A friend of mine, Jason, employed me and gave me artistic freedom to do whatever I wanted with the t shirt line. He wanted an artist, not so much a graphic designer, to make the t shirts. I had already been obsessed with t shirts since I was a kid, so it was kind of a dream job.
Q: What is your process when creating something new?
A: I think one of my heroes Dieter Roth says it best, and I don’t mind quoting him,
“ON THE VISUAL ARTS:
Take a thing and put it on one thing
Take a thing and put it on 2 things
Take a thing and put it on 3 things
Take a thing and put it on 4 things
Take a thing and put it on 6 things
Take a thing and put it on 7 things
…sell any time.”
But seriously, I’d really like to be that way. I think the things that I’ve enjoyed most, that I’ve had the pleasure of bringing about visually, I haven’t thought about too much. They just sort of arrived as gifts from somewhere else. It’s like fishing, you do all of the work baiting up your line and hook, but the real hard work is simply waiting for the gift to bite. It’s the same with song writing, I think.
Q: What mediums do you use?
A: I’ll use whatever is lying around.
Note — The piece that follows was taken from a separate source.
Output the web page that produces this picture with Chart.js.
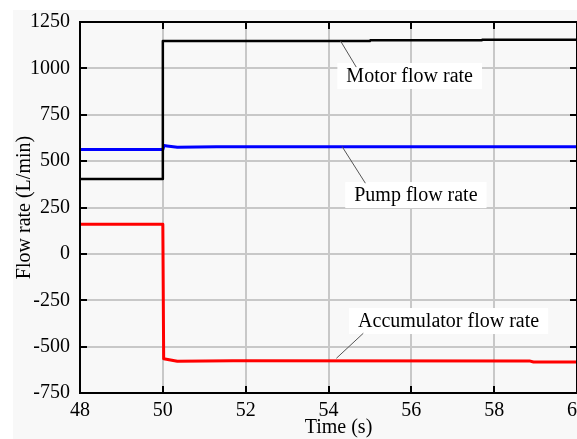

I’m kind of a mix of cheapskate and stupid splurger, so I’ll go long periods of time without spending a dime on supplies, then wait til someone moves or “cleans house” and gives me all their supplies from school. On the other hand, I’ll also buy a bunch of ridiculous, unnessecary pens and pencils… But I’ll use whatever. My favorite tools tend to be the xerox machine and really, really thick pencils. I also like tempura paint, especially red. Lately, however, I’ve been doing a lot of traveling with my band, so I’ll buy lots and lots of postcards, everywhere I go, and paint on those.
Q: Since you’re a musician as well, does music influence your visual art?
A: O yes, they go together. Sometimes, I really enjoy that they do, and sometimes, I think it bites you in the ass. I’ve just made my first short film with two of my friends, and I have to say that the most enjoyable part of working on it was the music placement within the film. I had Richard Swift do the music for it, and then we placed his tunes where appropriate. I think that film/visual things can come alive with music attached, and I want to explore this more. I’m not sure in what capacity, but I really want to be involved with making films. One of my favorite artists, Rodney Graham, is great at this.
I think you can change the context of something drastically when toying with visuals and music. Take now for instance, I’m sitting in a bar doing this interview, and the Beegees song, “Staying Alive” is playing. And the people who are in this bar are so different than who I think should be listening to this music, that it alters my perception of this song, “Damn, what a good song.”
Q: What does quality over quantity mean to you?
A: O, I think enjoying an old Rasputin rather than a sixer of Pacifico or a Terrence Malick film over Friends. But seriously, that question is so subjective. I think you just know it when you know it, and you leave it alone when you don’t. I have a hard time with this question because some of the greatest art, I believe, is made from or inspired by the “lowest culture.” I don’t like naming names when it comes to this kind of talk, but I think it rings true. I say, “Take it all in, hold your breath, and hold it for a while,” because what you might think is “not of quality,” just might turn out to be really great.
You’ll still never get me to watch Friends though, what a waste of time.
Q: If you could live in any building in the world, which would it be?
A: I was asking a friend earlier today if he knew where Woody Allen lived (we were in the neighborhood where we thought he might), and just before I started responding, he texted me the address of his place.
It’s going to be hard not to stake out his coffee shop now, but I think I would like the vibes of his building. I feel like there must be some good energy roaming around those rooms. So yea, that building.